I first heard about this particular pilgrimage more than a decade ago but it was never the time to do it. This year was the right time but it still cost me a lot and I’m not talking about money. Life is a series of transactions, isn’t it? There’s always something that must be ‘spent’ in order to acquire something else. Unfortunately, I ended up overdrawn on a dear relationship and my beloved stepped away from our union. That was the by far most painful of many costs and I’m still reconciling my expenses with the experiences of this pilgrimage. I’m not at all too sure what I have acquired yet I’m faithful that with the passage of time and in meditative exploration it will be revealed.
Not all those who wander are lost.
― J.R.R. Tolkien, The Fellowship of the Ring
Over the years of thinking about this pilgrimage it was always the spiritual discipline of the practice that kept me interested. Yet despite my interest I was still hesitant because I must admit I am a bit of a hobbit without the big hairy feet. I’m an unashamed homebody, I tend to eat two breakfasts a day, I’m short, I wear natural fabrics in earth tones, I enjoy a rousing song sung while swinging a mug (of tea in my case), I prefer my friends over my relations, and I’ve been known to spend time with a particularly powerful magician. Yet I still wanted to challenge myself on all levels. I wanted to leave comfort behind. Well, we can give that goal a great big check mark because this was without a doubt the most challenging and uncomfortable adventure I’ve conquered to date.
It was an amazing experience. I hit all those markers I think a pilgrimage should have: physical hardship, loneliness, dirty clothes, unpalatable food, breathtaking beauty, heartbreaking music, weird and wacky fellow pilgrims, and a destination. I had moments of soaring bliss and moments of crushing despair. But I did it! I put one foot in front of the other and walked my ass off (metaphorically – my ample caboose remains delightfully intact).
My days fell into a pleasing rhythm of sleeping, eating, walking, bathing, laundering, meditating, writing, and singing. Yes singing. I was most often on my own and one of my default activities is making up songs and singing them out loud. They are silly songs but they provide me with endless hours of amusement. So it was that I sang out a lot of internal business as I walked along. I found it very liberating.
There was one sunny day when I found myself on top of a mountain and as I looked out over the landscape I sang out all the horrible words/labels that had been placed on me. Actually I kind of shouted them out punk-rock style. I sat down afterwards and sobbed for a bit and then I got back up onto my feet and sang out in a more melodious style all the word/labels I use to describe myself. All in all it was a very loving alpine opera.

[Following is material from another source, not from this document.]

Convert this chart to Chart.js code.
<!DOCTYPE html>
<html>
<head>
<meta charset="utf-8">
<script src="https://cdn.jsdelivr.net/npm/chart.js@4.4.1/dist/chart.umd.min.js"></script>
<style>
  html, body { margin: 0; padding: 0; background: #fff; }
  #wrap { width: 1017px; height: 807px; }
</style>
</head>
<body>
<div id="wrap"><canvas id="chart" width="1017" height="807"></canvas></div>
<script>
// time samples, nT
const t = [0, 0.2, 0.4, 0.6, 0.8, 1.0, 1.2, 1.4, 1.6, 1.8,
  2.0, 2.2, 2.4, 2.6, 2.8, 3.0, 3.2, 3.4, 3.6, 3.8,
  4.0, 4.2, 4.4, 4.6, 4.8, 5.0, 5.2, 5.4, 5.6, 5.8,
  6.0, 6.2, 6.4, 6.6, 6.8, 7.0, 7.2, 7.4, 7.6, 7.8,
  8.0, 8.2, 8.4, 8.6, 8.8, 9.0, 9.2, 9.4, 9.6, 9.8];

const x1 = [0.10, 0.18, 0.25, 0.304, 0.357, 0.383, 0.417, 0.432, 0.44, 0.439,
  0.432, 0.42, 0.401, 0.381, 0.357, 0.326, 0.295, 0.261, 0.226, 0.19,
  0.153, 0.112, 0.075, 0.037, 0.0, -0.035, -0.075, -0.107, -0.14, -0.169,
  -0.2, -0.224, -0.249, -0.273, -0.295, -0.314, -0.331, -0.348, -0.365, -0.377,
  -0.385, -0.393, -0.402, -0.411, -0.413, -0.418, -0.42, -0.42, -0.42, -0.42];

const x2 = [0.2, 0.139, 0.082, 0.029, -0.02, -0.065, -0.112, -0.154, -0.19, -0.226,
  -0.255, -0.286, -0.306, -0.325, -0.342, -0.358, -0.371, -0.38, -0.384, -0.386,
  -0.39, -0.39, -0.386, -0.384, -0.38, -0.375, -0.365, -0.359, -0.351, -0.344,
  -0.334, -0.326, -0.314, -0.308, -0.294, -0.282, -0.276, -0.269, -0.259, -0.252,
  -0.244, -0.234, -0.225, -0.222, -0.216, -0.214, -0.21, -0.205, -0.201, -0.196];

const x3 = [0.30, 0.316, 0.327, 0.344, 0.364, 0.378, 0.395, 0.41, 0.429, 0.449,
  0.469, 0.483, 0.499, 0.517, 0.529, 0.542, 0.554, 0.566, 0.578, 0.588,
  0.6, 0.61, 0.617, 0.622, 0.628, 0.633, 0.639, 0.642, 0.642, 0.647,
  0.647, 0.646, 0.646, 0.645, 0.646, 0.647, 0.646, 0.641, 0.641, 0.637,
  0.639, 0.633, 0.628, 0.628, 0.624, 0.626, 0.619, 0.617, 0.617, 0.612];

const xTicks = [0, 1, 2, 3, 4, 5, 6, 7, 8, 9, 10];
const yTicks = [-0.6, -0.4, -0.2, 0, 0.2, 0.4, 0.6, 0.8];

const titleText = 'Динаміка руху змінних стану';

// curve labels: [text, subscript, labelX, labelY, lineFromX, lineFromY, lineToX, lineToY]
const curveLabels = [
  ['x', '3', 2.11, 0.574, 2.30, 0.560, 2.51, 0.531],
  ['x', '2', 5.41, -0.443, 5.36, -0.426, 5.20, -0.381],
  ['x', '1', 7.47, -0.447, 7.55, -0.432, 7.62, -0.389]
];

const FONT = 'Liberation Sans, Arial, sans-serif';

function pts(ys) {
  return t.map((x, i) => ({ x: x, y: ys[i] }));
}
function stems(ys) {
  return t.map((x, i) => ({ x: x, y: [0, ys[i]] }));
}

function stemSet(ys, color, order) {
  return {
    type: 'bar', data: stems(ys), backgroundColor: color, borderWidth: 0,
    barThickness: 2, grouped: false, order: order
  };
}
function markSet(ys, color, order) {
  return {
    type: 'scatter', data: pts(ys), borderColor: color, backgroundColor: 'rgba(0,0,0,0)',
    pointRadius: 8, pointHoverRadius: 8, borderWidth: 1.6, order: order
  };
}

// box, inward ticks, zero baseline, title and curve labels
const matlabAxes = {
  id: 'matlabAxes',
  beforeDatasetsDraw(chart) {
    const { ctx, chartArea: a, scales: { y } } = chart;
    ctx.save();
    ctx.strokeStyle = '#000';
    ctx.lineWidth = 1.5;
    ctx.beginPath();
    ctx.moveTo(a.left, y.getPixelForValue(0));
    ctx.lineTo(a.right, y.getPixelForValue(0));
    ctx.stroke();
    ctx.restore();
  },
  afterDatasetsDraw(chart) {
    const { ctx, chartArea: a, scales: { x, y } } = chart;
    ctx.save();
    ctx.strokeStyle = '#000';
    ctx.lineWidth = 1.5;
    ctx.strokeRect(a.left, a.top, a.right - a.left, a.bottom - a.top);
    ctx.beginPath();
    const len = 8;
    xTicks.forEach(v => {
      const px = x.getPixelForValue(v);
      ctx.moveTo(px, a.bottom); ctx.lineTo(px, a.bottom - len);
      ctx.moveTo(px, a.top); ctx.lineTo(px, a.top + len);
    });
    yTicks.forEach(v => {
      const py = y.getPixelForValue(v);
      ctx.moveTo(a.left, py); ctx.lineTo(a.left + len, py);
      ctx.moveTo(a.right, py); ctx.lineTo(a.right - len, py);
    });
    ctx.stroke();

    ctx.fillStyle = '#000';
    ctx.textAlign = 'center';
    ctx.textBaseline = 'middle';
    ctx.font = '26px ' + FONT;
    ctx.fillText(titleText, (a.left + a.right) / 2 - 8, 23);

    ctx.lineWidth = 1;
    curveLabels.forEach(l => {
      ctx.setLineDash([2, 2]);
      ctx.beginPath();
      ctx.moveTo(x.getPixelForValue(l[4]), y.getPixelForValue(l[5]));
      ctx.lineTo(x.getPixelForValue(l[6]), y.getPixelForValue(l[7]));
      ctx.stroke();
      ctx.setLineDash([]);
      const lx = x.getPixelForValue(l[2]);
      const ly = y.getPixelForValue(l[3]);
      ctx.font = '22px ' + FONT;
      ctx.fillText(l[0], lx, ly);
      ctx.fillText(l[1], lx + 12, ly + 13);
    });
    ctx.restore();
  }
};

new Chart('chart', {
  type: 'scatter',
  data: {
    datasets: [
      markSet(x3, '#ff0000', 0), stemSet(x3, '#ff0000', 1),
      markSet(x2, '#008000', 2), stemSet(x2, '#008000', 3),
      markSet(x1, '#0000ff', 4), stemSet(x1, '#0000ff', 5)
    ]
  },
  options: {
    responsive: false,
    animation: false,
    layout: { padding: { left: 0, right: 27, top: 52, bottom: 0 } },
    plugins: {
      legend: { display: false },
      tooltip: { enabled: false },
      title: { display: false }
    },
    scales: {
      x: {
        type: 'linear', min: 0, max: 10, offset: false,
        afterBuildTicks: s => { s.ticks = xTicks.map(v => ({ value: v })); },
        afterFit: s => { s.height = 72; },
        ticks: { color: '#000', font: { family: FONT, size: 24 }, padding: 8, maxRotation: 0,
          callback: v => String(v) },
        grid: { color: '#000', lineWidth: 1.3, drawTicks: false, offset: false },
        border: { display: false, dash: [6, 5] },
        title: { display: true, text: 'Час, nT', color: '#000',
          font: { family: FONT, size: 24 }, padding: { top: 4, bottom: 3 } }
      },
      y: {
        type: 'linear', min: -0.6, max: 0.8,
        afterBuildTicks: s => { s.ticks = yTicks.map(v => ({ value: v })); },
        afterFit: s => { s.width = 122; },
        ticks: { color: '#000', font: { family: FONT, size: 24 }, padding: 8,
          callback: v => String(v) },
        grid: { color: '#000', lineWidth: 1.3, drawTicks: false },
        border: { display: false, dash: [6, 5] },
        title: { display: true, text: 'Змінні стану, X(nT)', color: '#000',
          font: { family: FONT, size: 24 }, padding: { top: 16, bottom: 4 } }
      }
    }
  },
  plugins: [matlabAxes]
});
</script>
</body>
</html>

Other days were filled with soul crushing grief over being away from my home, my familiar routine, my loved ones, and one individual in particular. It was a VERY lonely journey and I believe it needed to be exactly that way. I cried a lot of tears on my pilgrimage. I’m still crying. I’m definitely tenderer but I’m also stronger. I’m just more. Does that make sense? I’ve been refined.
I’m not necessarily glad I did it but I can see the benefits of completing what I set out to do. I made it through despite daily challenges, and I made it through completely intact and richer. It’s good to know I have this internal fortitude. It’s good to know I can make it through discomfort. It’s good to know I can do it because I’m walking alone right now and I’ll keep walking until I find myself on that mountain top again.